The accusations included dubious business exchanges involving large sums, (with the newspaper distribution monopoly NMPP for example), and influence-peddling, with Alain Minc pinpointed for boosting his own career in business and consultancy thanks to his position with the "newspaper of record". Then, deals with politicians: in particular, old law'n'order warhorse Charles Pasqua (offered benevolent neutrality), economic liberalish 1995 presidential contender Edouard Balladur (given backing), the rising star launched by Pasqua and patronised by Balladur, Nicolas Sarkozy (benevolent neutrality, at the least). (The old Monde would not have cut these characters any slack [afew]).
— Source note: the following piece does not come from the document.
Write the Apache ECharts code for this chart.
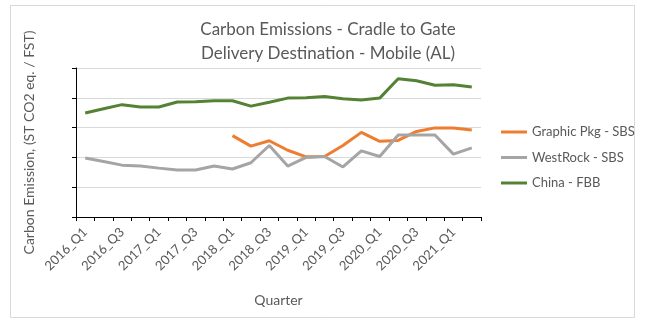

While it protected some pols, the newspaper attacked others (review by Airy Routier of the Nouvel Observateur):
Let's mention just in passing Péan and Cohen's analysis that Le Monde, in attacking first François Mitterrand and then Jacques Chirac, and in spilling a lot of ink to denounce political scandals "both real and phoney" has "given the world an image of a France...under the yoke of a corrupt governing elite," and thus helped foment "a wave of populism that the newspaper itself criticizes," as Jean-Michel Quatrepoint, a former journalist at Le Monde, wrote in his newsletter, "La Lettre A."
Attacked too, by Edwy Plenel, was Lionel Jospin, a former Trot like him. Plenel's revelation that Jospin had continued to frequent his old Trotskyite friends even after becoming First Secretary of the PS in the '80s, with the subjacent accusation that Jospin was a mole, did considerable harm to Jospin's reputation in the run-up to the 2002 election that we all know he lost. (Péan and Cohen revealed in their turn that Plenel himself had lied in saying he had broken off from Trotskyism in the early '80s, since he had in fact continued close contacts with the LCR into the '90s... They also revealed Plenel's dealings with a prominent police unionist, who received favourable cover in Le Monde in return for having police officers do Plenel's "investigative journalism" for him. In 2004, Plenel left Le Monde.)
The picture that emerged, and was never denied convincingly by Le Monde's leadership, was an extremely ugly one: Plenel could be seen as an enforcer and quasi-blackmailer, Colombani as a bought-and-sold adventurer, and Minc as the evil genius making money off the brand while waiting for it to founder so he could take over completely.
And founder it may well. Péan and Cohen announced that the newspaper was deep in debt, and on that point the management published accounts and denied major problems. But the paper is still losing money. The 2006 accounts will show €12 or 13 mn loss; interest on debt alone rises to €11 mn; meanwhile high salaries and handouts are still de rigueur for the top people. That seems to be the road towards the need for further injections of capital and the continued decline of a once-excellent newspaper.
Things, overall, seem to have stabilised somewhat compared to the '90s and early '00s. Le Monde is still a useful information source. But it's no longer the rigorous and left-leaning paper it was, and it's as well to look at it with caution.